Wild Kingdom has shared these conservation stories and the AZA zoos and aquariums who are working tirelessly for conservation on its series, Wild Kingdom Protecting the Wild. SAFE species featured on the series include black-footed ferrets, sunflower sea stars and sea turtles.

In addition to television spotlights, Wild Kingdom highlights SAFE programs each month on social media channels. Fans can learn facts about these species and read stories from AZA facilities directly involved with the programs. Spotlight species include chimpanzees, Asian elephants, Andean highland flamingos and sloth bears.


Four people wearing blue disposable hospital gowns and face masks pose for the camera. One is holding a pink flamingo, one they just did a health check on. They're standing in a sparse field in the Andean Highlands with a mountain range behind them.

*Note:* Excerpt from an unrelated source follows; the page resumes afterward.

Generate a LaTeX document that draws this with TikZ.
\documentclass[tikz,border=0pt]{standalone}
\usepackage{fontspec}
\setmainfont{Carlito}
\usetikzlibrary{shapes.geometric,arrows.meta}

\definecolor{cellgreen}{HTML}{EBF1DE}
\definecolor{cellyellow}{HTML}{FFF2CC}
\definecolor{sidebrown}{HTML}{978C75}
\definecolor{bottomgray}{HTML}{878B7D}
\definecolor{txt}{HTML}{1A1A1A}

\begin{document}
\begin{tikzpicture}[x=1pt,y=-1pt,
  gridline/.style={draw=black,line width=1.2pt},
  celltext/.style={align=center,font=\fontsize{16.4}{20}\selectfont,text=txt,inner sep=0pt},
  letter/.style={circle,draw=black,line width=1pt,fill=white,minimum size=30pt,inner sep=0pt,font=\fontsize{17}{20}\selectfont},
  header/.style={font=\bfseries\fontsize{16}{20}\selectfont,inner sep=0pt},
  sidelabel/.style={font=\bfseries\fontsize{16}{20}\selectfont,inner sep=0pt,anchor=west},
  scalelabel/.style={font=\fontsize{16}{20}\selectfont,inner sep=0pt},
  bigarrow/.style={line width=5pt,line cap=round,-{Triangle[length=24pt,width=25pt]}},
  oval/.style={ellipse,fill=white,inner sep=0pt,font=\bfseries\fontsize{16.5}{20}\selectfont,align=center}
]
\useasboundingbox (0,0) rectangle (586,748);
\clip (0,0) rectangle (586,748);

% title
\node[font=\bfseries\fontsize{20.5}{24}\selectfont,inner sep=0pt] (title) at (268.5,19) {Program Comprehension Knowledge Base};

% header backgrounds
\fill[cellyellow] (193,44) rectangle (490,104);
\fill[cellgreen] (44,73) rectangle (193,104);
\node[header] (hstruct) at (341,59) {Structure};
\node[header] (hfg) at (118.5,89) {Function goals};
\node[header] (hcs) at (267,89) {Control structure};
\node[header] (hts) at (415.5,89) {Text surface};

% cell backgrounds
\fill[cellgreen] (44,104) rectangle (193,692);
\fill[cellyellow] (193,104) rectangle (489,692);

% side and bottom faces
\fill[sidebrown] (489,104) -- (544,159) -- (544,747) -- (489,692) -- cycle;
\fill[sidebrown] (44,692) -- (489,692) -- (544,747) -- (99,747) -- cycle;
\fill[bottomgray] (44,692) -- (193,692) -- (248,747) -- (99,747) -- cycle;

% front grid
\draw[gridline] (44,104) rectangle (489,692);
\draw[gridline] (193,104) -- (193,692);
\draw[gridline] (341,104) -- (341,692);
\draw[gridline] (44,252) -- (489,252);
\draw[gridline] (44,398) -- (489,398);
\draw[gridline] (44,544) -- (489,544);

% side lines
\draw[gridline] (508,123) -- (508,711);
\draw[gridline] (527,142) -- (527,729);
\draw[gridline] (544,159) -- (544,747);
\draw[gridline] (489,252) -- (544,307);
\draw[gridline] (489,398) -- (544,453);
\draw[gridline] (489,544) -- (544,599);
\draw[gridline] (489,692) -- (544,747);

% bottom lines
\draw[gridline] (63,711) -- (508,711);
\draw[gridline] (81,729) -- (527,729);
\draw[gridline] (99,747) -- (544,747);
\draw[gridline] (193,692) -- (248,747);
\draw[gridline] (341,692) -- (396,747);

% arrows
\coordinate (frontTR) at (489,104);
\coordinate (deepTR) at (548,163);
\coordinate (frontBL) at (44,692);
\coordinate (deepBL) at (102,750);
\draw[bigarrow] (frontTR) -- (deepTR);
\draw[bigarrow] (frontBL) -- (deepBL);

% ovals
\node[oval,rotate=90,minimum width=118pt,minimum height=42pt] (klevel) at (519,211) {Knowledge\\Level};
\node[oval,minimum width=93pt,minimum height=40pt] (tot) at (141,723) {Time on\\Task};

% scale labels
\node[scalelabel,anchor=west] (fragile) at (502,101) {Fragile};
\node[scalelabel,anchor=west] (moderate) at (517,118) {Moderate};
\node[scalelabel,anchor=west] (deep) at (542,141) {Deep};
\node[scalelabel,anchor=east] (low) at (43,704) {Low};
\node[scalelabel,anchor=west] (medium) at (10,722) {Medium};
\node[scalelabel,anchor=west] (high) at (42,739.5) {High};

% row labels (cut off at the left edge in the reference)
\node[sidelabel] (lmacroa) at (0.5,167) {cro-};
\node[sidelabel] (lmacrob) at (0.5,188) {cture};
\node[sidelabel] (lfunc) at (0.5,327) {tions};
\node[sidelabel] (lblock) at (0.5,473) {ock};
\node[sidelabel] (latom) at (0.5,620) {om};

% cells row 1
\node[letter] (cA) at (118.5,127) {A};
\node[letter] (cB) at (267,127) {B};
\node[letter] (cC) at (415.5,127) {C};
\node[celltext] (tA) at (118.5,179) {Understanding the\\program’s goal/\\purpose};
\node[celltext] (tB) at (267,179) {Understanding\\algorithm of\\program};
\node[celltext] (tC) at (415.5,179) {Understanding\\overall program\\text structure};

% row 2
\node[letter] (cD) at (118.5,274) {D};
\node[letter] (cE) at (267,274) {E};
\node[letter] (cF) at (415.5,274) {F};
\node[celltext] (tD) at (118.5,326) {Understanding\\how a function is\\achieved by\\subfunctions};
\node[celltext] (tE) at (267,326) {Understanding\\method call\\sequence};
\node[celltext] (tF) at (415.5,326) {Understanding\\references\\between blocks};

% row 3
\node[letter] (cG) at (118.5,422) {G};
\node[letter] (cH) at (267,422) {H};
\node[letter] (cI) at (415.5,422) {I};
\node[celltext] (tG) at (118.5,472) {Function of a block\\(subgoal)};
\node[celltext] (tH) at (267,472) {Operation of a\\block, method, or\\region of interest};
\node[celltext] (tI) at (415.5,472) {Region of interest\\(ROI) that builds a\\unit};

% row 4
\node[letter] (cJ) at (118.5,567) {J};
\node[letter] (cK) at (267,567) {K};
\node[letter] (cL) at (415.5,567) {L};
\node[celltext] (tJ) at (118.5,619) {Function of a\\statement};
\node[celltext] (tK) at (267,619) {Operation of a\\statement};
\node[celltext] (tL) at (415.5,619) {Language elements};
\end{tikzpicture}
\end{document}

Scientists track and study Andean Highland flamingos in Chile.
Credit | Zoológico Nacional de Chile


The future of AZA’s SAFE program

And there are more SAFE stories to share. Over the course of the last year, SAFE species programs and partners:

  • Enhanced wildlife authorities’ scientific capacity to detect wildlife poisoning and their ability to provide veterinary interventions to save poisoned African vultures and other wildlife via a five-day workshop in Kenya
  • Planted more than 8,000 trees across six sites in the Kinabatangan rainforest of Borneo to provide healthy habitats for orangutans
  • Improved eastern indigo snake hatching success, allowing 30 animals to be released at each of two reintroduction sites in the southern United States
  • Developed a Best Practices in Handling and Welfare working group to create decision trees, strategies, tools and other resources for use when handling elasmobranchs in human care and in the wild


An Andean bear walking through the forest. The bear is black and has a brown snout.

A field camera caught this picture of an Andean bear.

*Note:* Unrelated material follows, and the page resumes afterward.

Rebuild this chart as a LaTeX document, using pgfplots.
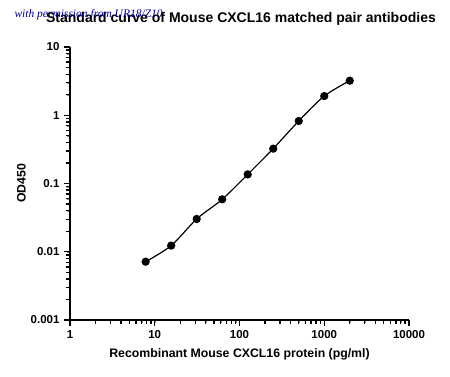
\documentclass[border=0pt]{standalone}
\usepackage{pgfplots}
\pgfplotsset{compat=1.18}
\usepackage{fontspec}
\setmainfont{Liberation Sans}
\newfontfamily\wmfont{Liberation Serif}
\begin{document}
\begin{tikzpicture}
\path[use as bounding box] (0pt,0pt) rectangle (450pt,377pt);
\begin{axis}[
  at={(70pt,57pt)}, anchor=south west,
  scale only axis, width=339pt, height=273pt,
  xmode=log, ymode=log,
  xmin=1, xmax=10000, ymin=0.001, ymax=10,
  axis lines=left,
  axis line style={line width=1.8pt, -},
  xtick={1,10,100,1000,10000},
  xticklabels={1,10,100,1000,10000},
  ytick={0.001,0.01,0.1,1,10},
  yticklabels={0.001,0.01,0.1,1,10},
  tick align=outside,
  major tick length=6pt,
  every major tick/.append style={black, line width=1.3pt},
  tick label style={font=\fontsize{11.5}{13}\selectfont\bfseries},
  xticklabel style={yshift=-1pt},
  yticklabel style={xshift=-1pt},
  xlabel={Recombinant Mouse CXCL16 protein (pg/ml)},
  ylabel={OD450},
  label style={font=\fontsize{12.3}{14}\selectfont\bfseries},
  xlabel style={yshift=-3pt},
  ylabel style={yshift=-2pt},
  clip=false,
]
\pgfplotsinvokeforeach{1,10,100,1000,10000}{
  \draw[line width=1.3pt] (axis cs:#1,0.001) -- ++(0pt,-6pt);}
\pgfplotsinvokeforeach{2,3,4,5,6,7,8,9,20,30,40,50,60,70,80,90,200,300,400,500,600,700,800,900,2000,3000,4000,5000,6000,7000,8000,9000}{
  \draw[line width=1.3pt] (axis cs:#1,0.001) -- ++(0pt,-4pt);}
\pgfplotsinvokeforeach{0.001,0.01,0.1,1,10}{
  \draw[line width=1.3pt] (axis cs:1,#1) -- ++(-6pt,0pt);}
\pgfplotsinvokeforeach{0.002,0.003,0.004,0.005,0.006,0.007,0.008,0.009,0.02,0.03,0.04,0.05,0.06,0.07,0.08,0.09,0.2,0.3,0.4,0.5,0.6,0.7,0.8,0.9,2,3,4,5,6,7,8,9}{
  \draw[line width=1.3pt] (axis cs:1,#1) -- ++(-4pt,0pt);}
\addplot[black, line width=1.2pt, smooth, tension=0.5,
  mark=*, mark size=3.5pt, mark options={fill=black}]
  coordinates {
  (7.8125,0.00715) (15.625,0.0123) (31.25,0.0302) (62.5,0.0586)
  (125,0.136) (250,0.324) (500,0.824) (1000,1.91) (2000,3.21)
  };
\end{axis}
\node[font=\fontsize{14}{16}\selectfont\bfseries] at (241pt,358pt) {Standard curve of Mouse CXCL16 matched pair antibodies};
\node[font=\wmfont\itshape\fontsize{11.5}{13}\selectfont, text=blue!60!black, anchor=west] at (11pt,362pt) {with permission from UR18/Z10};
\end{tikzpicture}
\end{document}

Each year, SAFE species programs celebrate species-related days, weeks and even full months to raise awareness, educate the public, engage people in conservation action, elevate new voices and raise funds to support their species’ conservation activities.

AZA supports SAFE species programs through two granting programs. With SAFE as AZA’s signature conservation brand, funds are directed only to projects that advance the objectives of SAFE species programs. In 2021, JoEllen Doornbos, a generous AZA donor, contributed $1 million to create an endowment that will support SAFE species programs in perpetuity. AZA doubled donations to the endowment in 2023 by successfully matching multiyear challenge grants from the Arthur L. and Elaine V. Johnson Foundation, initial funders of one of the two granting programs. Mutual of Omaha is a strong supporter of the SAFE granting programs and has made significant financial contributions over the past several years.


A women walking through grass in a hilly range. There are large trees on the hills behind her and the sky is very foggy.

Habitat restoration at Tatama National Park in Colombia is vital to Andean bear conservation.


“Together we are saving the most vulnerable wildlife species from extinction and protecting them for future generations. The mission of SAFE: Saving Animals From Extinction is to combine the power of zoo and aquarium visitors with the resources and collective expertise of AZA members and partners to save animals from extinction,” said Dan Ashe, AZA president and CEO.

“We’re grateful for Mutual of Omaha’s support in promoting SAFE to the public by featuring SAFE species on Mutual of Omaha’s Wild Kingdom and through the work they’ve done to financially support the SAFE programs in place in the wild. Their partnership has been a vital component of AZA’s mission to protect wildlife and wild places.”